Foto - Divulgação FLIP |
O inglês Geoff Dyer já escreveu a respeito de jazz, ioga e fotografia; John Jeremiah Sullivan, estadunidense, acaba de publicar no Brasil um livro que reúne textos sobre um festival cristão de rock, o furacão Katrina e o ídolo pop Michael Jackson. Com temas tão diversos, o que têm em comum? O fato de terem alcançado a condição de mestres na arte do ensaio, gênero tão sedutor, se considerarmos seus atrativos literários, quanto controverso, quando se pretende conceituá-lo, e que mais recentemente vem cavando espaços importantes por aqui, em revistas como a Piauí e a Serrote. Juntos na última mesa da FLIP, já em clima de final de festa, desafiando as formalidades e investindo mais num bate-papo divertido e bem humorado, os dois escritores, em discursos afinados, arriscaram algumas respostas para a dúvida principal que incomodava boa parte da plateia presente: afinal, o que é um ensaio?
De fato, a primeira definição foi sugerida pelo mediador do debate, o escritor, jornalista e editor da Serrote, Paulo Roberto Pires, para quem "ensaios são textos movidos por curiosidade sobre os mais diferentes assuntos, narrativas impecáveis, com estilo, sem preconceitos, que pensam e fazem pensar. Não pretendem concluir, mas sugerir. É um texto para alguém que deseja algo além do jornalismo e aquém do que fazem os especialistas".
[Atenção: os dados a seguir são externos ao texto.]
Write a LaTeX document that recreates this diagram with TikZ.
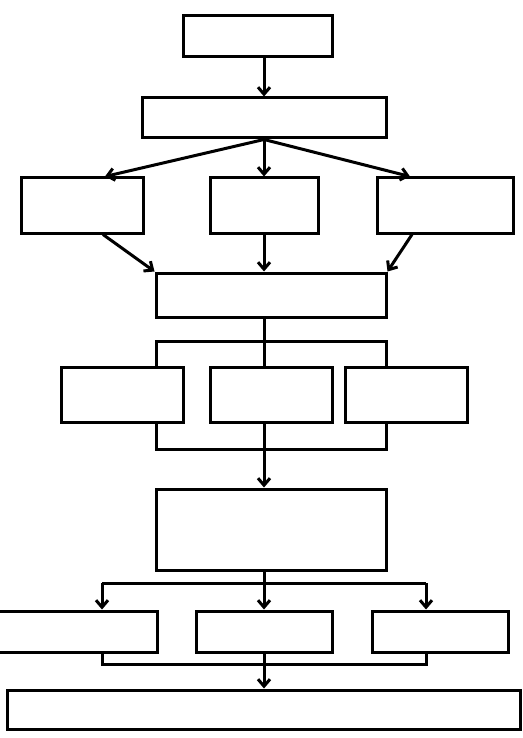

Ajudando a desenrolar o novelo conceitual, Dyer afirmou que o ensaio está presente em nossas vidas desde a educação básica, quando somos obrigados a fazer dever de casa, escrevendo redações que exigem pesquisa, registro de notas e citações. "É uma espécie de ensaio, que agora tornou-se moda. O fato é que nunca parei de fazer essa tarefa de casa", completou. Foi a estratégia que encontrou para garantir um processo contínuo de auto-educação, que escapasse das aulas à distância e das escolas formais, mas permitisse manter a disciplina para aprender sobre assuntos que lhe interessam. Para o autor inglês, a vida acadêmica tende a limitar e afunilar a trajetória intelectual - e o ensaio é a brecha para fazer exatamente o movimento contrário, de anti-especialização. "É uma miscelânea de saberes, de áreas e de temas. E só funciona por conta desse hibridismo". Trata-se, em essência, de uma jornada que nos conduz da ignorância ou da curiosidade para algum tipo de conhecimento. E, mais fascinante ainda, o leitor é também um convidado privilegiado dessa viagem, a compartilhar com o autor esse processo de descobertas. "O ensaísta é um exímio contador de histórias", cravou.
As reflexões de Sullivan também exaltaram essa mistura, que representaria justamente a principal virtude do ensaio. "É uma forma solta, informal, que funciona bem para amadores", completou. Ele não nega: é confusa mesmo, gera dúvidas e arrepios dos mais puristas e que gostam de rótulos absolutos, uma mescla anárquica de reportagem jornalística, precisão conceitual e espírito literário. "Não há separação explícita entre gêneros. É propositalmente bagunçado. O ensaio é como aquele pasto comum nas aldeias inglesas, algo natural, lugar que todos desejamos visitar e onde nos encontramos", comparou. Para ele, os assuntos devem obrigatoriamente ser diversos, múltiplos, e o bacana é poder aprender sobre o que se deseja. O escritor estadunidense disse que não briga com essas características - ao contrário, as aceita e também reconhece que são as características marcantes de um bom ensaio. O que deseja é escrevê-los da melhor maneira possível. "Eu me sinto privilegiado por poder fazer perguntas que me encantam e seduzem o meu leitor. O ensaio é o veículo para alcançar essa empatia". Por fim, revelou que a ausência de relação de autoridade é outra qualidade que o empolga. "O que dizemos para nossos leitores é: que tal sentarmos juntos para pensar sobre esse problema?".